Learning Robust Representations for Malicious Content Detection via Contrastive Sampling and Uncertainty Estimation
Elias Hossain, Umesh Biswas, Charan Gudla, Sai Phani Parsa
TL;DR
The paper tackles malicious content detection under Positive-Unlabeled learning by introducing the Uncertainty Contrastive Framework (UCF), which fuses uncertainty-aware contrastive loss, adaptive temperature scaling, and a self-attention LSTM encoder to produce robust, calibrated embeddings. It presents a two-stage training pipeline (ConPU optimization followed by pseudo-negative triplet refinement) and a detailed PU-specific loss that emphasizes uncertain samples. Through synthetic PU-like data and extensive evaluation, UCF demonstrates rapid convergence, clear embedding separation, and strong downstream performance across classifiers, highlighting improved robustness and generalization in noisy, imbalanced settings.
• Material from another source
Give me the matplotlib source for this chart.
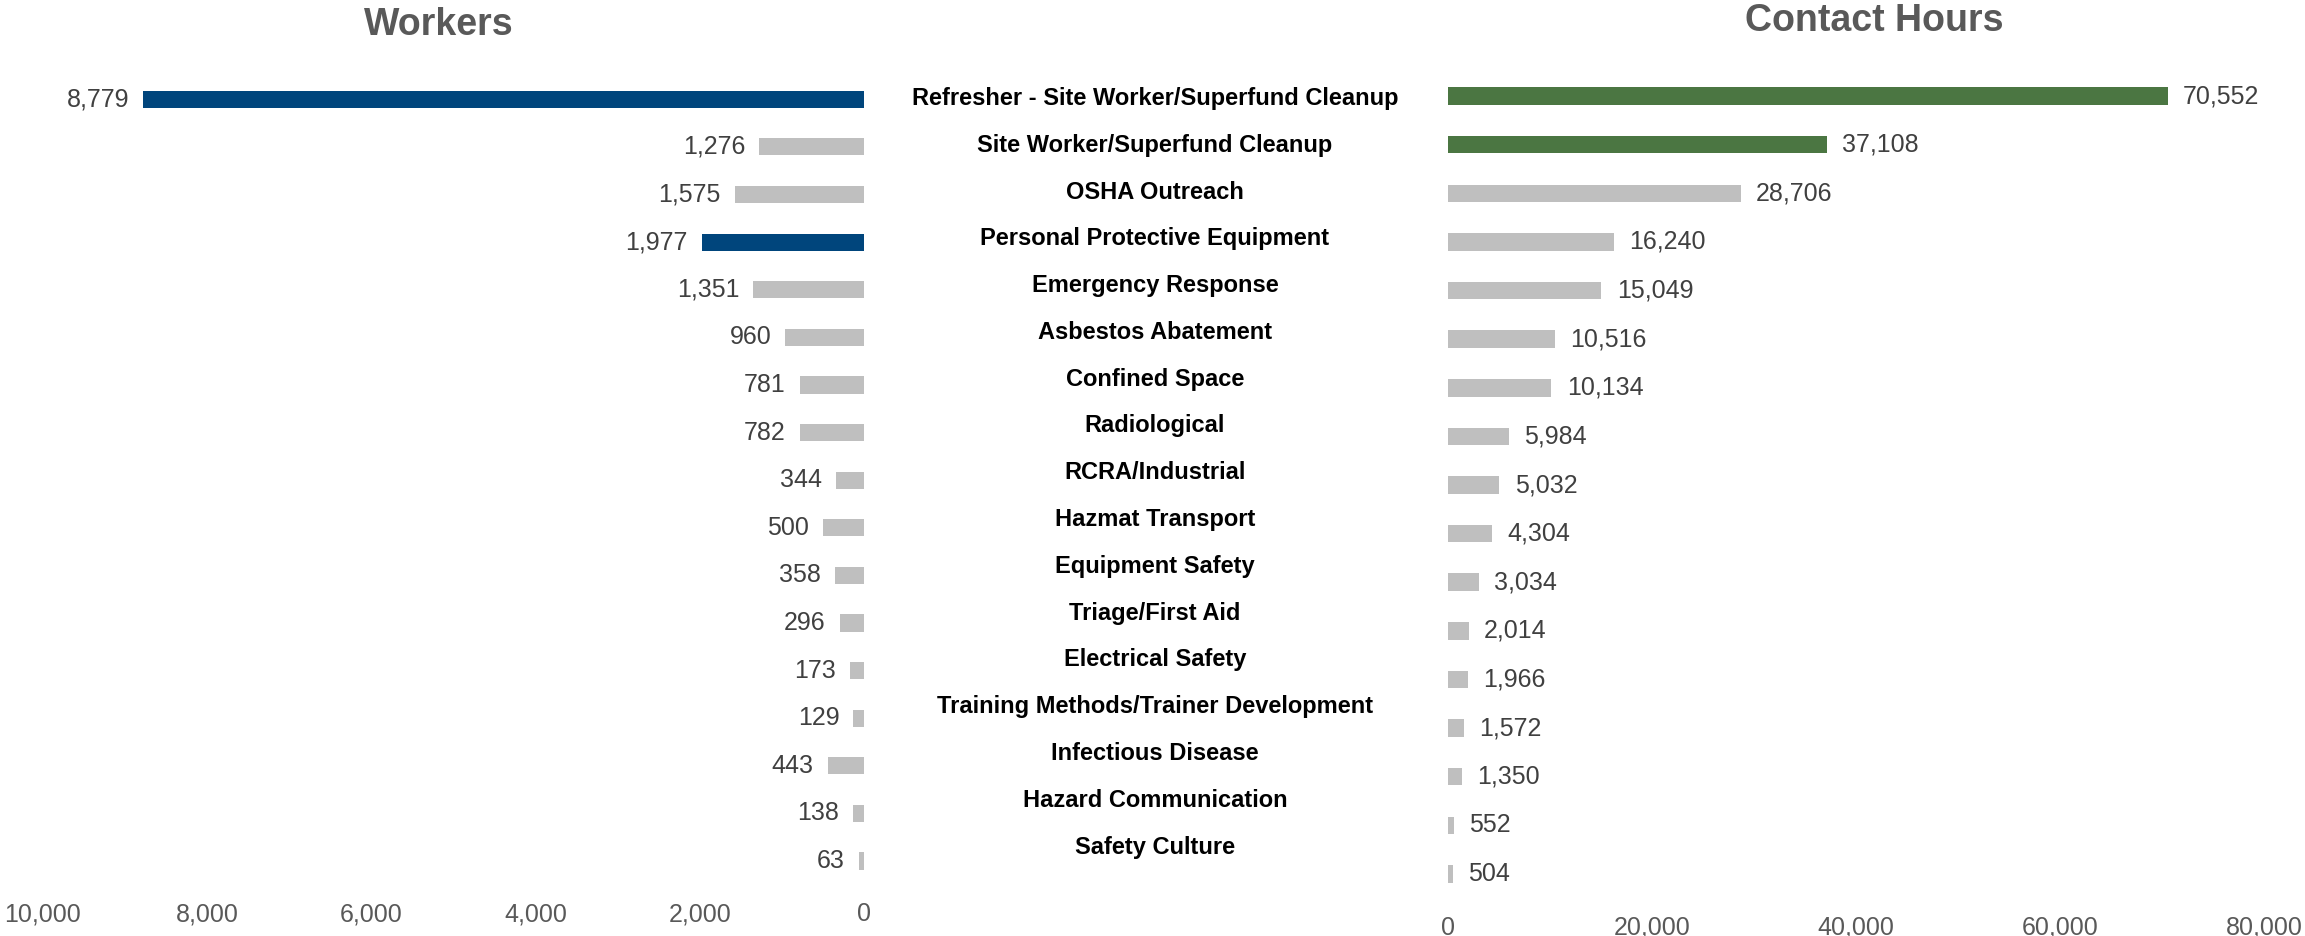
import matplotlib
matplotlib.use('Agg')
import matplotlib.pyplot as plt
from matplotlib.ticker import FuncFormatter

plt.rcParams['font.family'] = ['Liberation Sans', 'DejaVu Sans']

# data
courses = ['Refresher - Site Worker/Superfund Cleanup', 'Site Worker/Superfund Cleanup',
           'OSHA Outreach', 'Personal Protective Equipment', 'Emergency Response',
           'Asbestos Abatement', 'Confined Space', 'Radiological', 'RCRA/Industrial',
           'Hazmat Transport', 'Equipment Safety', 'Triage/First Aid', 'Electrical Safety',
           'Training Methods/Trainer Development', 'Infectious Disease',
           'Hazard Communication', 'Safety Culture']
workers = [8779, 1276, 1575, 1977, 1351, 960, 781, 782, 344, 500, 358, 296, 173, 129, 443, 138, 63]
hours = [70552, 37108, 28706, 16240, 15049, 10516, 10134, 5984, 5032, 4304, 3034, 2014, 1966,
         1572, 1350, 552, 504]
workers_hi = [0, 3]      # highlighted bars (blue)
hours_hi = [0, 1]        # highlighted bars (green)

W, H = 2305, 936
fig = plt.figure(figsize=(W / 100, H / 100), dpi=100)

def ax_at(x0, x1, y0, y1):
    # pixel box -> axes
    return fig.add_axes([x0 / W, 1 - y1 / H, (x1 - x0) / W, (y1 - y0) / H])

n = len(courses)
pos = list(range(n))
comma = FuncFormatter(lambda v, p: f'{int(v):,}')
gray = '#BFBFBF'

# left: workers
sp = 47.6
axl = ax_at(43, 864, 99.3 - sp * 0.6, 861 + sp * 0.6)
cols = ['#00457C' if i in workers_hi else gray for i in pos]
axl.barh(pos, workers, height=0.36, color=cols)
axl.set_xlim(10000, 0)
axl.set_ylim(n - 0.4, -0.6)
axl.set_xticks(range(0, 10001, 2000))
axl.xaxis.set_major_formatter(comma)
axl.set_yticks([])
for i, v in enumerate(workers):
    axl.annotate(f'{v:,}', (v, i), xytext=(-10, 0), textcoords='offset points',
                 ha='right', va='center', fontsize=18, color='#404040')

# right: contact hours
sp2 = 48.6
axr = ax_at(1448, 2264, 96 - sp2 * 0.6, 874 + sp2 * 0.6)
cols = ['#4B7642' if i in hours_hi else gray for i in pos]
axr.barh(pos, hours, height=0.36, color=cols)
axr.set_xlim(0, 80000)
axr.set_ylim(n - 0.4, -0.6)
axr.set_xticks(range(0, 80001, 20000))
axr.xaxis.set_major_formatter(comma)
axr.set_yticks([])
for i, v in enumerate(hours):
    axr.annotate(f'{v:,}', (v, i), xytext=(11, 0), textcoords='offset points',
                 ha='left', va='center', fontsize=18, color='#404040')

for ax in (axl, axr):
    for s in ax.spines.values():
        s.set_visible(False)
    ax.tick_params(axis='x', length=0, labelsize=18, labelcolor='#595959', pad=9)

# middle: course names
sp3 = 46.8
axm = ax_at(870, 1440, 98.5 - sp3 * 0.5, 847 + sp3 * 0.5)
axm.set_xlim(0, 1)
axm.set_ylim(n - 0.5, -0.5)
axm.axis('off')
for i, c in enumerate(courses):
    axm.text(0.5, i, c, ha='center', va='center', fontsize=17, fontweight='bold', color='black')

fig.text(439 / W, 1 - 25 / H, 'Workers', ha='center', va='center',
         fontsize=27, fontweight='bold', color='#595959')
fig.text(1874 / W, 1 - 21 / H, 'Contact Hours', ha='center', va='center',
         fontsize=27, fontweight='bold', color='#595959')

fig.savefig('out.png', dpi=100, facecolor='white')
The work shows potential for scalable deployment in cybersecurity and biomedical text mining, with future directions toward multimodal PU and cross-dataset adaptation.
Abstract
We propose the Uncertainty Contrastive Framework (UCF), a Positive-Unlabeled (PU) representation learning framework that integrates uncertainty-aware contrastive loss, adaptive temperature scaling, and a self-attention-guided LSTM encoder to improve classification under noisy and imbalanced conditions. UCF dynamically adjusts contrastive weighting based on sample confidence, stabilizes training using positive anchors, and adapts temperature parameters to batch-level variability. Applied to malicious content classification, UCF-generated embeddings enable multiple traditional classifiers to achieve more than 93.38% accuracy, precision above 0.93, and near-perfect recall, with minimal false negatives and competitive ROC-AUC scores. Visual analyses confirm clear separation between positive and unlabeled instances, highlighting the framework's ability to produce calibrated, discriminative embeddings. These results position UCF as a robust and scalable solution for PU learning in high-stakes domains such as cybersecurity and biomedical text mining.